To the right of test and score, we're going to drag out again. Here put a confusion matrix in so you can search for it or you can just select it if it's visible in the list, confusion matrix, double click this. What this is telling us is how well our model did in terms of the actual data versus what the model predicted. So for logistic regression, make sure we have that selected, we can see that in our data set in total, there were 1,233 Noes in our actual data sets, we're looking across the row here, there were 237 Yeses in our data set. So quite an imbalance, but we selected stratified, so hopefully this helped the model. Now out of those 1,233 Noes in the actual data set, our model predicted no, our logistic regression model predicted no, 1,203 of those, and then predicted yes, 30 of those. So you can think of it that it got 30 wrong when the employee was a no, the employee did not leave the company. But our model said 1,203, no, but 30 yes. Same thing is true for the bottom row. So in our data set, there were 237 Yeses. The model here predicted yes, 76th of those, but predicted incorrectly, 161 of those. So this is what's called a confusion matrix, it just tells you how well the model did relative to the actual data that we fed into it. Okay, and we'll get into all this again in later videos. So it did really good on the Noes, but not all that great on the Yeses. And again, part of this could be because we have so fewer Yeses in the actual data set. But you can look at all these, K& N, Random Forest, and see how each one did relative to each other. So we can close that, and then I'm going to make some more room here by selecting everything and just moving it over. We'll do one more thing in this demo. The next we're going to add one more widget to this, we'll go to evaluate panel on the left hand side, and we'll click ROC analysis.
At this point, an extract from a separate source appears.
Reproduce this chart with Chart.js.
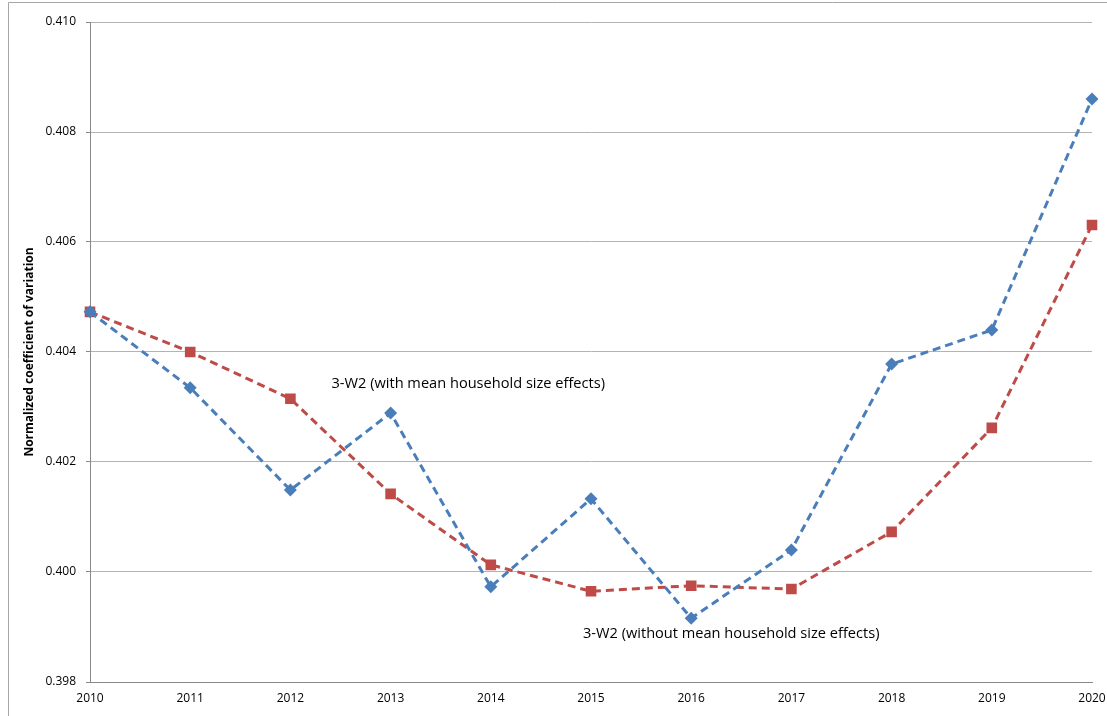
<!DOCTYPE html>
<html>
<head>
<meta charset="utf-8">
<script src="https://cdn.jsdelivr.net/npm/chart.js@4.4.1/dist/chart.umd.min.js"></script>
<style>
html,body{margin:0;padding:0;background:#fff;}
#wrap{position:relative;width:1107px;height:716px;}
</style>
</head>
<body>
<div id="wrap"><canvas id="c" width="1107" height="716"></canvas></div>
<script>
const years = ['2010','2011','2012','2013','2014','2015','2016','2017','2018','2019','2020'];
const withSize = [0.40473,0.40335,0.40149,0.40289,0.39973,0.40133,0.39916,0.40040,0.40378,0.40440,0.40860];
const withoutSize = [0.40473,0.40400,0.40315,0.40142,0.40013,0.39965,0.39975,0.39969,0.40073,0.40262,0.40631];
const yTicks = [0.398,0.400,0.402,0.404,0.406,0.408,0.410];
const labelWith = '3-W2 (with mean household size effects)';
const labelWithout = '3-W2 (without mean household size effects)';
const yTitle = 'Normalized coefficient of variation';

const FONT = "'Open Sans', 'Noto Sans', sans-serif";

const overlay = {
  id:'overlay',
  afterDraw(chart){
    const ctx = chart.ctx;
    const xs = chart.scales.x, ys = chart.scales.y;
    ctx.save();
    // outer frame (left and top)
    ctx.strokeStyle = '#a6a6a6';
    ctx.lineWidth = 1;
    ctx.beginPath();
    ctx.moveTo(8.5,716); ctx.lineTo(8.5,2.5); ctx.lineTo(1107,2.5);
    ctx.stroke();
    // y title
    ctx.fillStyle = '#000';
    ctx.font = "bold 12px " + FONT;
    ctx.textAlign = 'center';
    ctx.textBaseline = 'middle';
    ctx.translate(30, (ys.top+ys.bottom)/2);
    ctx.rotate(-Math.PI/2);
    ctx.fillText(yTitle, 0, 0);
    ctx.restore();
    ctx.save();
    ctx.fillStyle = '#000';
    ctx.font = "14.6px " + FONT;
    ctx.textAlign = 'left';
    ctx.textBaseline = 'middle';
    ctx.fillText(labelWith, xs.getPixelForValue(2.41), ys.getPixelForValue(0.40342));
    ctx.fillText(labelWithout, xs.getPixelForValue(4.92), ys.getPixelForValue(0.39887));
    ctx.restore();
  }
};

new Chart(document.getElementById('c'), {
  type:'line',
  data:{
    labels: years,
    datasets:[
      {label:labelWith, data:withSize, borderColor:'#4a7ebb', backgroundColor:'#4a7ebb',
       borderWidth:3, borderDash:[8,5], pointStyle:'rectRot', pointRadius:6.5, pointHoverRadius:6.5,
       pointBorderWidth:0, tension:0, fill:false},
      {label:labelWithout, data:withoutSize, borderColor:'#be4b48', backgroundColor:'#be4b48',
       borderWidth:3, borderDash:[8,5], pointStyle:'rect', pointRadius:7.5, pointHoverRadius:7.5,
       pointBorderWidth:0, tension:0, fill:false}
    ]
  },
  options:{
    responsive:false,
    animation:false,
    events:[],
    layout:{padding:{top:22,right:15,left:0,bottom:0}},
    plugins:{legend:{display:false},tooltip:{enabled:false}},
    scales:{
      x:{
        type:'category',
        offset:false,
        grid:{display:false, drawTicks:false},
        border:{color:'#888888', width:1},
        ticks:{color:'#000', font:{family:FONT,size:12}, padding:9, maxRotation:0, autoSkip:false},
        afterFit(s){ s.height = 34; s.paddingLeft = 0; s.paddingRight = 0; }
      },
      y:{
        min:0.398, max:0.410,
        afterBuildTicks(s){ s.ticks = yTicks.map(v=>({value:v})); },
        grid:{color:'#b3b3b3', lineWidth:1, tickLength:4, tickColor:'#888888'},
        border:{color:'#888888', width:1},
        ticks:{color:'#000', font:{family:FONT,size:12}, padding:10,
          callback:(v)=>Number(v).toFixed(3)},
        afterFit(s){ s.width = 90; s.paddingTop = 0; s.paddingBottom = 0; }
      }
    }
  },
  plugins:[overlay]
});
</script>
</body>
</html>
### AUC / ROC Analysis in Orange [18:18]

That stands for receiver operating characteristics, but we won't get into that in this video. I'm going to do something wrong, so I'm going to show you what orange will do if you try to connect two widgets that don't go together. If I try to connect confusion matrix to ROC analysis, it won't do it, okay, it won't do it. That's because the input of one widget has to match the output of another, and we'll get into all that again later on. So I'm going to move ROC analysis above confusion matrix, go to test and score, click on the right side of test and score, connect that to ROC analysis, and then it will go ahead and connect. If I click double click on the ROC analysis, here you can see all of our ROC curves. All of them are selected by default, but we can go ahead and just click, you know, ones that we want to see. So here we can see logistic regression. It was the best that we had. If we click the worst, so I think was it neural network was pretty good. What was one of the bad ones? All K and N was pretty bad. So here's K and N. You can see the difference here. So ideally what we want this to look like is for the curve to technically go straight up and straight over. But the closer it is, the more the curve is bent towards the upper left, the better it is. I should also keep in mind here that we select target no, we can also, so this is looking at whether or not the target variable was a no, we can also select yes, to see the different performance based on that target variable here, right? Just like that, and we'll go ahead and close this for now.
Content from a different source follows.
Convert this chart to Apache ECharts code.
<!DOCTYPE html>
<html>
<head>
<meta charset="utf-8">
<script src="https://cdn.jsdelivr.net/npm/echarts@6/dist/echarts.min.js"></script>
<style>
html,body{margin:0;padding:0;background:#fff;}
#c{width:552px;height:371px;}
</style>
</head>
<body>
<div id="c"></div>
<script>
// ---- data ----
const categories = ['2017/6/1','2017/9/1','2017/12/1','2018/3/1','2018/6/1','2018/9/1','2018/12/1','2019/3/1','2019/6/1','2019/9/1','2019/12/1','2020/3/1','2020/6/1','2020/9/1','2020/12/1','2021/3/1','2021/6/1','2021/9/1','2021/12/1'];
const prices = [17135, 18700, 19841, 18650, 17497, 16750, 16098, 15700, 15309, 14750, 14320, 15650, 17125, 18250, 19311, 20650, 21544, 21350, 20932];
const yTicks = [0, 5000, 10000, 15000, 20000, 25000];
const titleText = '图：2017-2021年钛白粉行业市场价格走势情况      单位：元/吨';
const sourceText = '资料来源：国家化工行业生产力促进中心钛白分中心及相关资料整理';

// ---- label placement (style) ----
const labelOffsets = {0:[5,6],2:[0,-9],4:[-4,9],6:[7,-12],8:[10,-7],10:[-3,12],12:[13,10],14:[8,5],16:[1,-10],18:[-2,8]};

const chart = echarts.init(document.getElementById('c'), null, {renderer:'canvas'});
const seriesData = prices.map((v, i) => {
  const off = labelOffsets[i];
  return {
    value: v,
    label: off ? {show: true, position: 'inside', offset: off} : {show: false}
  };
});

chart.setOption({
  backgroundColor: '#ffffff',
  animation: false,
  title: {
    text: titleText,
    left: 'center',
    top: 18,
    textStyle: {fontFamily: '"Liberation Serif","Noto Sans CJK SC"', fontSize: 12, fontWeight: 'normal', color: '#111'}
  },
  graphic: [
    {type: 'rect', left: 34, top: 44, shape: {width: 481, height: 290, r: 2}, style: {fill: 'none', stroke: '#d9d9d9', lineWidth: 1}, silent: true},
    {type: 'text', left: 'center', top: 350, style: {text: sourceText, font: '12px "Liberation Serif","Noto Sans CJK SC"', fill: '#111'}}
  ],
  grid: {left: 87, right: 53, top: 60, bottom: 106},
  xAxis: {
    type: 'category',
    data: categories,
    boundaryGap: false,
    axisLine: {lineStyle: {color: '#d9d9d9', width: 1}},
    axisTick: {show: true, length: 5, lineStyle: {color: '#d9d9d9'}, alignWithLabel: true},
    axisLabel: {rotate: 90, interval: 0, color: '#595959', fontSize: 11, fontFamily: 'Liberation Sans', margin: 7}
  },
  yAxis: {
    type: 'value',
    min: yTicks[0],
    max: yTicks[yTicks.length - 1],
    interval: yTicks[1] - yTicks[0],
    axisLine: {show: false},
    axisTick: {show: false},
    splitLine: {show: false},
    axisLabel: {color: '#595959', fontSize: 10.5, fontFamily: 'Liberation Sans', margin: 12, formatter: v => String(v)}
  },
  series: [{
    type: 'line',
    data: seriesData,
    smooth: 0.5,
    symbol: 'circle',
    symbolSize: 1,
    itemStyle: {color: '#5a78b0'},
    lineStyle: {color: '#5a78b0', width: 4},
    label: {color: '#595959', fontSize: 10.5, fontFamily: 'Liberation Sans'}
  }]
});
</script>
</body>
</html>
### Wrapping Things Up [20:10]

So here, what we have done, of course, I've been explaining the whole time, but if I were just doing this without all the explanation, we have imported a data set, looked at it in tabular form, connected it to the test and score widget, and then in a matter of a few seconds, connected 10 machine learning models to it, got all the evaluation metrics, and looked at those, not only in the test and score widget, but also in the confusion matrix and in the curve analysis. So if I were doing this without any speaking, this could all be done probably what? In a minute, two minutes tops, and that's the beauty of orange. So of course, there's so much more that can happen in orange, and we'll get into that obviously in many future videos, but I just wanted you to see how easy it is to use, how visual it is, because you know exactly what you're connecting to what, and how you can do a lot of different things based off very specific nodes that connect to each other that a whole lot of back and forth, and of course, there's no code in this, right? So again, this is just a demo of orange, and of course, we will get into all these nuances and other different things in future videos. So I hope you enjoyed this first video in this series, and look forward to seeing you again in the next one. Take care. Bye-bye.